Dataset extract:

**********

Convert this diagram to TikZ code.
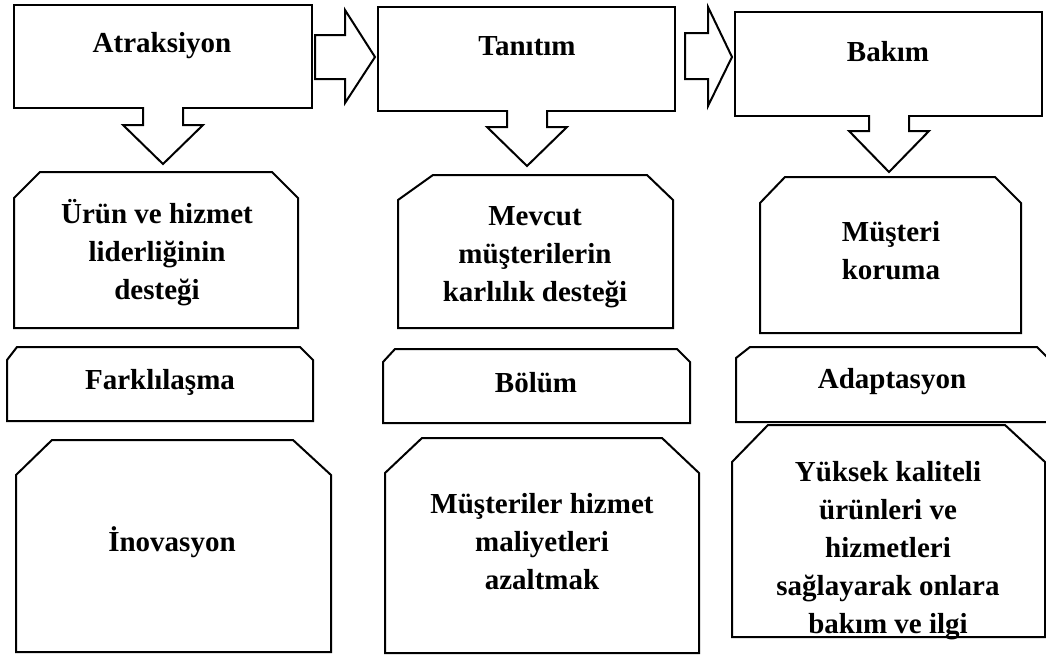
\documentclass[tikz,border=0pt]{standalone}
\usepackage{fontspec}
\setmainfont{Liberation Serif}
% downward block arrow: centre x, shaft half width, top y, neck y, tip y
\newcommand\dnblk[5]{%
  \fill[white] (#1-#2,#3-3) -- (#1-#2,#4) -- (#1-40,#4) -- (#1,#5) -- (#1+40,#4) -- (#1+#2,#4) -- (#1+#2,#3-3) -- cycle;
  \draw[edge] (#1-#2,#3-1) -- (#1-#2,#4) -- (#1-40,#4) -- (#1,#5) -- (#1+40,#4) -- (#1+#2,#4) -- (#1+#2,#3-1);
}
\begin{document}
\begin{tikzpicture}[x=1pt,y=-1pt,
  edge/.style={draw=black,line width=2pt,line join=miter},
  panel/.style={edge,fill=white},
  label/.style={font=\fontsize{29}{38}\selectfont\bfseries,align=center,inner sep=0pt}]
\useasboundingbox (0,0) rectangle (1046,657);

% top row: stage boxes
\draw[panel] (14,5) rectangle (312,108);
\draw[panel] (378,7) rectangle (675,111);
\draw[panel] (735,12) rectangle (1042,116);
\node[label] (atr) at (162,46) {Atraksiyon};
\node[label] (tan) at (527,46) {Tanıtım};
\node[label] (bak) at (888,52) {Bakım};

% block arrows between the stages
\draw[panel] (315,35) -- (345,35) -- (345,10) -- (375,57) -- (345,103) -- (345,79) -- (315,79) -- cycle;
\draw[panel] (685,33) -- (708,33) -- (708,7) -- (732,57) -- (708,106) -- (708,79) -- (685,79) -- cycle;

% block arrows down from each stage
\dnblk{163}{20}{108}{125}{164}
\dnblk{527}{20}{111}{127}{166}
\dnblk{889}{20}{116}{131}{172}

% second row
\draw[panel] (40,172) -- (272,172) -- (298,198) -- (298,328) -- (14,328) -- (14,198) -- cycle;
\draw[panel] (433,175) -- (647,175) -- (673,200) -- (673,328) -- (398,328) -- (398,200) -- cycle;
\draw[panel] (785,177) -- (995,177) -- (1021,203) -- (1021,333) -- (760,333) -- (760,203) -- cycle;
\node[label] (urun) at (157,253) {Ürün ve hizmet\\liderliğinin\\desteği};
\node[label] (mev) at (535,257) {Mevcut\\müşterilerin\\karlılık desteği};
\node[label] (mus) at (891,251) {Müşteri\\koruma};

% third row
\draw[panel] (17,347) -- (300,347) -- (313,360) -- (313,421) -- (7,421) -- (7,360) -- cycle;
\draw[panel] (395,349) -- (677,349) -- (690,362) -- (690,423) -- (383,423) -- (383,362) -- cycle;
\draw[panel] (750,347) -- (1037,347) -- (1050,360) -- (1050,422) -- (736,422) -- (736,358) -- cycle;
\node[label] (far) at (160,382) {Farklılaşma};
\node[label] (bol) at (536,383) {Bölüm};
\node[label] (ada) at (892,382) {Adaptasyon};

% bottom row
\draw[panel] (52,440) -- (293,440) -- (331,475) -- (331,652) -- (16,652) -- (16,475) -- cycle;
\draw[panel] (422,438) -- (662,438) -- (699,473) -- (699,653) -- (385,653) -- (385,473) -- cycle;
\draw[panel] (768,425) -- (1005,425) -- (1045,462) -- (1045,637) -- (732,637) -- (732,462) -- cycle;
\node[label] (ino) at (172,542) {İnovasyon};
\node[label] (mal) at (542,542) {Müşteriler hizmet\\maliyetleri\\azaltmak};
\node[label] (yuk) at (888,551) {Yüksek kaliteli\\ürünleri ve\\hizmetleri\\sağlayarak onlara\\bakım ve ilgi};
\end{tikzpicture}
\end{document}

**********

Exercise description:
Your task is to return the lines above, from the first one up to and including the line containing "(mus) at (891,251)", minus any pictures.

Correct output:
Convert this diagram to TikZ code.
\documentclass[tikz,border=0pt]{standalone}
\usepackage{fontspec}
\setmainfont{Liberation Serif}
% downward block arrow: centre x, shaft half width, top y, neck y, tip y
\newcommand\dnblk[5]{%
  \fill[white] (#1-#2,#3-3) -- (#1-#2,#4) -- (#1-40,#4) -- (#1,#5) -- (#1+40,#4) -- (#1+#2,#4) -- (#1+#2,#3-3) -- cycle;
  \draw[edge] (#1-#2,#3-1) -- (#1-#2,#4) -- (#1-40,#4) -- (#1,#5) -- (#1+40,#4) -- (#1+#2,#4) -- (#1+#2,#3-1);
}
\begin{document}
\begin{tikzpicture}[x=1pt,y=-1pt,
  edge/.style={draw=black,line width=2pt,line join=miter},
  panel/.style={edge,fill=white},
  label/.style={font=\fontsize{29}{38}\selectfont\bfseries,align=center,inner sep=0pt}]
\useasboundingbox (0,0) rectangle (1046,657);

% top row: stage boxes
\draw[panel] (14,5) rectangle (312,108);
\draw[panel] (378,7) rectangle (675,111);
\draw[panel] (735,12) rectangle (1042,116);
\node[label] (atr) at (162,46) {Atraksiyon};
\node[label] (tan) at (527,46) {Tanıtım};
\node[label] (bak) at (888,52) {Bakım};

% block arrows between the stages
\draw[panel] (315,35) -- (345,35) -- (345,10) -- (375,57) -- (345,103) -- (345,79) -- (315,79) -- cycle;
\draw[panel] (685,33) -- (708,33) -- (708,7) -- (732,57) -- (708,106) -- (708,79) -- (685,79) -- cycle;

% block arrows down from each stage
\dnblk{163}{20}{108}{125}{164}
\dnblk{527}{20}{111}{127}{166}
\dnblk{889}{20}{116}{131}{172}

% second row
\draw[panel] (40,172) -- (272,172) -- (298,198) -- (298,328) -- (14,328) -- (14,198) -- cycle;
\draw[panel] (433,175) -- (647,175) -- (673,200) -- (673,328) -- (398,328) -- (398,200) -- cycle;
\draw[panel] (785,177) -- (995,177) -- (1021,203) -- (1021,333) -- (760,333) -- (760,203) -- cycle;
\node[label] (urun) at (157,253) {Ürün ve hizmet\\liderliğinin\\desteği};
\node[label] (mev) at (535,257) {Mevcut\\müşterilerin\\karlılık desteği};
\node[label] (mus) at (891,251) {Müşteri\\koruma};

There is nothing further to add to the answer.